— START OF RAW DATA —

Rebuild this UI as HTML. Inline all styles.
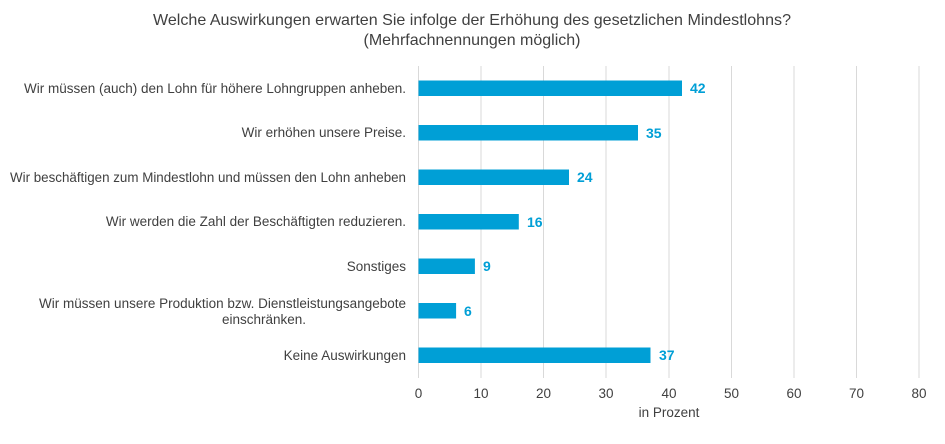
<!DOCTYPE html>
<html><head><meta charset="utf-8"><style>
body{margin:0;background:#fff;}
svg text{font-family:"Liberation Sans",Arial,sans-serif;}
</style></head><body>
<svg width="945" height="439" xmlns="http://www.w3.org/2000/svg">
<rect width="945" height="439" fill="#fff"/>
<text x="472" y="25" text-anchor="middle" font-size="16" fill="#404040" textLength="638" lengthAdjust="spacingAndGlyphs">Welche Auswirkungen  erwarten Sie infolge der Erhöhung des gesetzlichen Mindestlohns?</text>
<text x="472" y="45" text-anchor="middle" font-size="16" fill="#404040">(Mehrfachnennungen möglich)</text>
<g stroke="#d9d9d9" stroke-width="1">
<line x1="418.5" y1="66" x2="418.5" y2="378"/>
<line x1="481" y1="66" x2="481" y2="378"/>
<line x1="543.5" y1="66" x2="543.5" y2="378"/>
<line x1="606" y1="66" x2="606" y2="378"/>
<line x1="669" y1="66" x2="669" y2="378"/>
<line x1="731.5" y1="66" x2="731.5" y2="378"/>
<line x1="794" y1="66" x2="794" y2="378"/>
<line x1="856.5" y1="66" x2="856.5" y2="378"/>
<line x1="919" y1="66" x2="919" y2="378"/>
</g>
<g fill="#009fd6">
<rect x="418.5" y="80.5" width="263.5" height="15.5"/>
<rect x="418.5" y="125" width="219.5" height="15.5"/>
<rect x="418.5" y="169.5" width="150.5" height="15.5"/>
<rect x="418.5" y="214" width="100.3" height="15.5"/>
<rect x="418.5" y="258.5" width="56.4" height="15.5"/>
<rect x="418.5" y="303" width="37.6" height="15.5"/>
<rect x="418.5" y="347.5" width="232" height="15.5"/>
</g>
<g fill="#009fd6" font-size="14" font-weight="bold">
<text x="690" y="93">42</text>
<text x="646" y="138">35</text>
<text x="577" y="182">24</text>
<text x="527" y="227">16</text>
<text x="483" y="271">9</text>
<text x="464" y="316">6</text>
<text x="659" y="360">37</text>
</g>
<g fill="#404040" font-size="13.5" text-anchor="end">
<text x="406" y="93">Wir müssen (auch) den Lohn für höhere Lohngruppen anheben.</text>
<text x="406" y="137">Wir erhöhen unsere Preise.</text>
<text x="406" y="182" textLength="396" lengthAdjust="spacingAndGlyphs">Wir beschäftigen zum Mindestlohn und müssen den Lohn anheben</text>
<text x="406" y="226">Wir werden die Zahl der Beschäftigten reduzieren.</text>
<text x="406" y="271">Sonstiges</text>
<text x="406" y="308">Wir müssen unsere Produktion bzw. Dienstleistungsangebote</text>
<text x="264" y="324" text-anchor="middle">einschränken.</text>
<text x="406" y="360">Keine Auswirkungen</text>
</g>
<g fill="#404040" font-size="13.5" text-anchor="middle">
<text x="418.5" y="398">0</text>
<text x="481" y="398">10</text>
<text x="543.5" y="398">20</text>
<text x="606" y="398">30</text>
<text x="669" y="398">40</text>
<text x="731.5" y="398">50</text>
<text x="794" y="398">60</text>
<text x="856.5" y="398">70</text>
<text x="919" y="398">80</text>
<text x="669" y="417">in Prozent</text>
</g>
</svg>
</body></html>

— END OF RAW DATA —

== JOB ==
Quote each line of the listing exactly, but leave the pictures out.

== WRITTEN REPLY ==
Rebuild this UI as HTML. Inline all styles.
<!DOCTYPE html>
<html><head><meta charset="utf-8"><style>
body{margin:0;background:#fff;}
svg text{font-family:"Liberation Sans",Arial,sans-serif;}
</style></head><body>
<svg width="945" height="439" xmlns="http://www.w3.org/2000/svg">
<rect width="945" height="439" fill="#fff"/>
<text x="472" y="25" text-anchor="middle" font-size="16" fill="#404040" textLength="638" lengthAdjust="spacingAndGlyphs">Welche Auswirkungen  erwarten Sie infolge der Erhöhung des gesetzlichen Mindestlohns?</text>
<text x="472" y="45" text-anchor="middle" font-size="16" fill="#404040">(Mehrfachnennungen möglich)</text>
<g stroke="#d9d9d9" stroke-width="1">
<line x1="418.5" y1="66" x2="418.5" y2="378"/>
<line x1="481" y1="66" x2="481" y2="378"/>
<line x1="543.5" y1="66" x2="543.5" y2="378"/>
<line x1="606" y1="66" x2="606" y2="378"/>
<line x1="669" y1="66" x2="669" y2="378"/>
<line x1="731.5" y1="66" x2="731.5" y2="378"/>
<line x1="794" y1="66" x2="794" y2="378"/>
<line x1="856.5" y1="66" x2="856.5" y2="378"/>
<line x1="919" y1="66" x2="919" y2="378"/>
</g>
<g fill="#009fd6">
<rect x="418.5" y="80.5" width="263.5" height="15.5"/>
<rect x="418.5" y="125" width="219.5" height="15.5"/>
<rect x="418.5" y="169.5" width="150.5" height="15.5"/>
<rect x="418.5" y="214" width="100.3" height="15.5"/>
<rect x="418.5" y="258.5" width="56.4" height="15.5"/>
<rect x="418.5" y="303" width="37.6" height="15.5"/>
<rect x="418.5" y="347.5" width="232" height="15.5"/>
</g>
<g fill="#009fd6" font-size="14" font-weight="bold">
<text x="690" y="93">42</text>
<text x="646" y="138">35</text>
<text x="577" y="182">24</text>
<text x="527" y="227">16</text>
<text x="483" y="271">9</text>
<text x="464" y="316">6</text>
<text x="659" y="360">37</text>
</g>
<g fill="#404040" font-size="13.5" text-anchor="end">
<text x="406" y="93">Wir müssen (auch) den Lohn für höhere Lohngruppen anheben.</text>
<text x="406" y="137">Wir erhöhen unsere Preise.</text>
<text x="406" y="182" textLength="396" lengthAdjust="spacingAndGlyphs">Wir beschäftigen zum Mindestlohn und müssen den Lohn anheben</text>
<text x="406" y="226">Wir werden die Zahl der Beschäftigten reduzieren.</text>
<text x="406" y="271">Sonstiges</text>
<text x="406" y="308">Wir müssen unsere Produktion bzw. Dienstleistungsangebote</text>
<text x="264" y="324" text-anchor="middle">einschränken.</text>
<text x="406" y="360">Keine Auswirkungen</text>
</g>
<g fill="#404040" font-size="13.5" text-anchor="middle">
<text x="418.5" y="398">0</text>
<text x="481" y="398">10</text>
<text x="543.5" y="398">20</text>
<text x="606" y="398">30</text>
<text x="669" y="398">40</text>
<text x="731.5" y="398">50</text>
<text x="794" y="398">60</text>
<text x="856.5" y="398">70</text>
<text x="919" y="398">80</text>
<text x="669" y="417">in Prozent</text>
</g>
</svg>
</body></html>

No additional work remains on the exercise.